Gordon Finch of the board’s financial committee recommended VIPA write off the Customs’ balance. According to him, most of the write offs are “unsolvable, and this is just a formal process to clear the books. Just because it is written off doesn’t mean it will disappear.”
“This is the second prong of a collection plan. The first prong was to stop the bleeding,” he said.
Documents submitted by Finch state that “as of 2008, Customs became delinquent in its [sic] submission of user fees collected on behalf of the VIPA. The result is a large receivable on the books.”
Originally, VIPA selected Customs to collect user fees for cargo in and out of the territory, according to background information in Finch’s documents. The consequence is several millions in debt that Customs cannot pay.
VIPA wrote off $6.2 million in Customs debt in fiscal year 2009 and received $1.7 million from Customs in fiscal year 2010, but no other payments have been made. VIPA began collecting their own cargo fees in March 2011.
Money continued to dominate discussion at Wednesday’s meeting on St. Thomas as each committee discussed the status of other projects, a majority of those also focused on the perpetual theme of money.
Another pressing financial concern is renovating a larger space for the Transportation Security Administration to move into. Interim Executive Director at VIPA Don Mills suggested turning over projects such as these to other departments. That would relieve some of the money woes facing VIPA.
VIPA board members believed they could work strategies in their favor to earn money in other areas.
The V.I. Housing and Finance Authority Director Adrienne Williams proposed a low income credit housing program, but VIPA would have to distribute tax credits as opposed to allocating them for VIPA. The board would have to first locate an entity to buy or lease the land, and then apply for the tax credits.
“There’s not much hope of getting assistance,” said board chairman Robert O’Connor Jr.
All other property committee projects were approved in an attempt to generate more money for VIPA. This includes extending aviation and retail areas, so stores will have more space to bring in more revenue. A larger space also results in an increased rent that goes back to VIPA.
However, Finch worried that the board accepted nearly every opportunity to make money in their financially difficult time without fully considering the outcome.

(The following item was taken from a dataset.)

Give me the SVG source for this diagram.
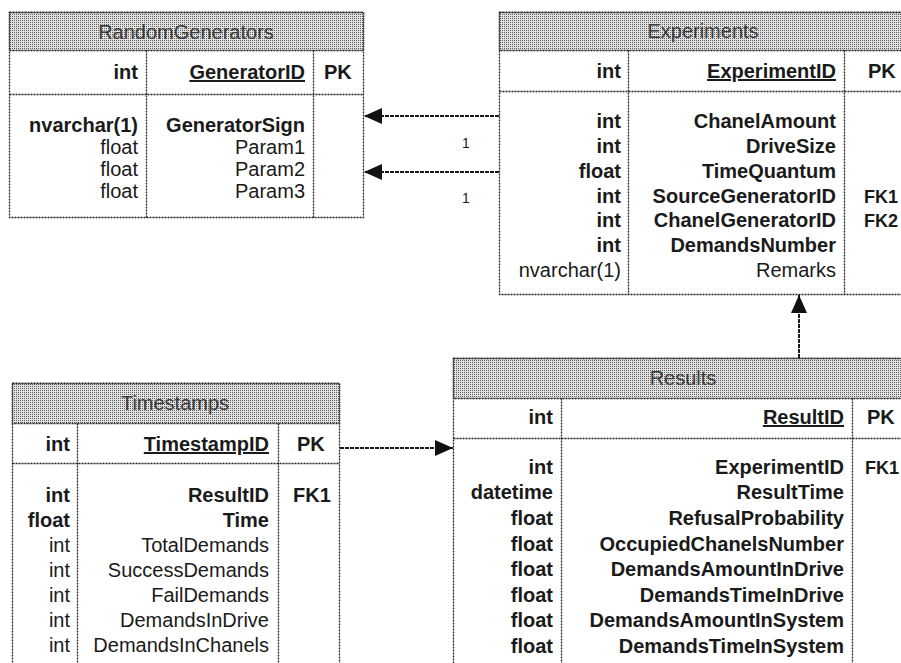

“Next time we get an application, let’s look at our plan and decide whether or not it fits in with our vision,” he said. “All of the spaces have been leased, but it doesn’t mean they’re still thriving.”

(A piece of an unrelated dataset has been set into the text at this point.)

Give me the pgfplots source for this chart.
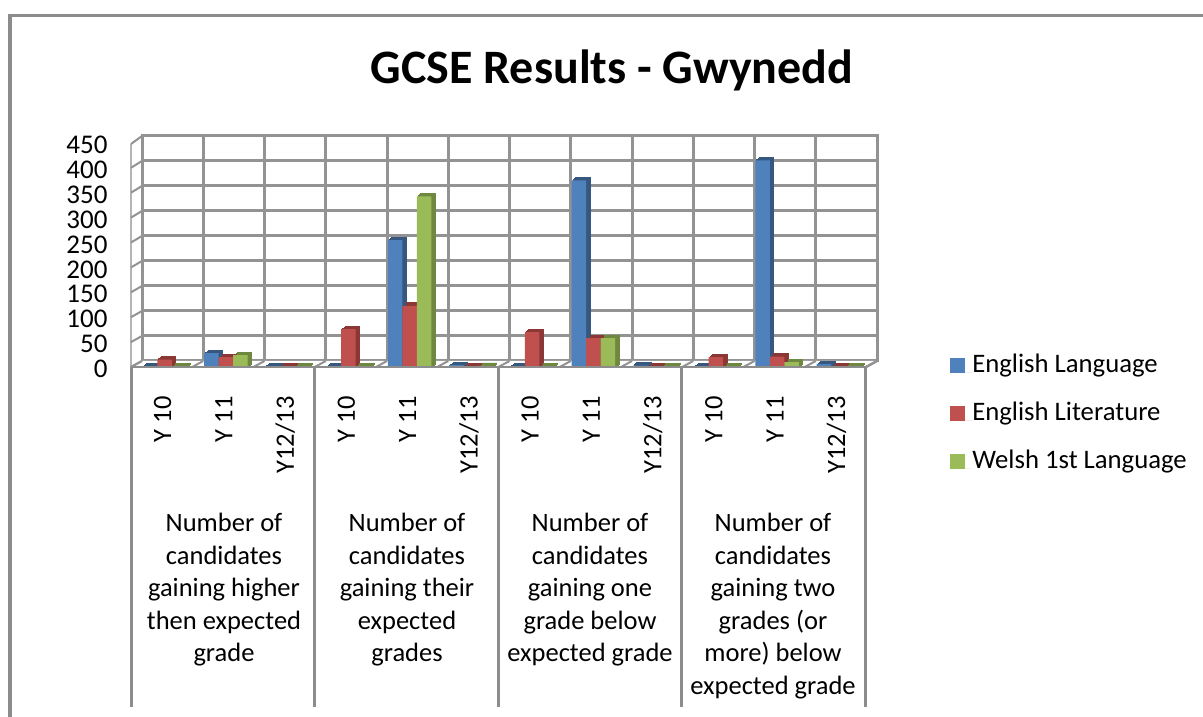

Financial updates for March 2012 show $4.8 million in revenue, or a four percent decrease compared to March 2011 operating expenses. The net increase in assets on March 31, 2012 was $1 million.
Information for fiscal year to date revenues and expenditures was also available. In comparison to 2011 fiscal year, operating revenues increased by one percent, and total operating expenditures increased four percent. The Year-To-Date (YTD) operating loss shows an increase of 63 percent, while total year-to-date non-operating income increased by 21 percent. The net increase in assets is $2.5 million or a 66 percent decrease compared to the 2011 fiscal year.
In the aviation division, revenues increased two percent from March 2011, and current operating expenditures are consistent with March 2011; YTD aviation revenues increased four percent from fiscal year 2011 and YTD aviation operating expenditures show a 12 percent increase.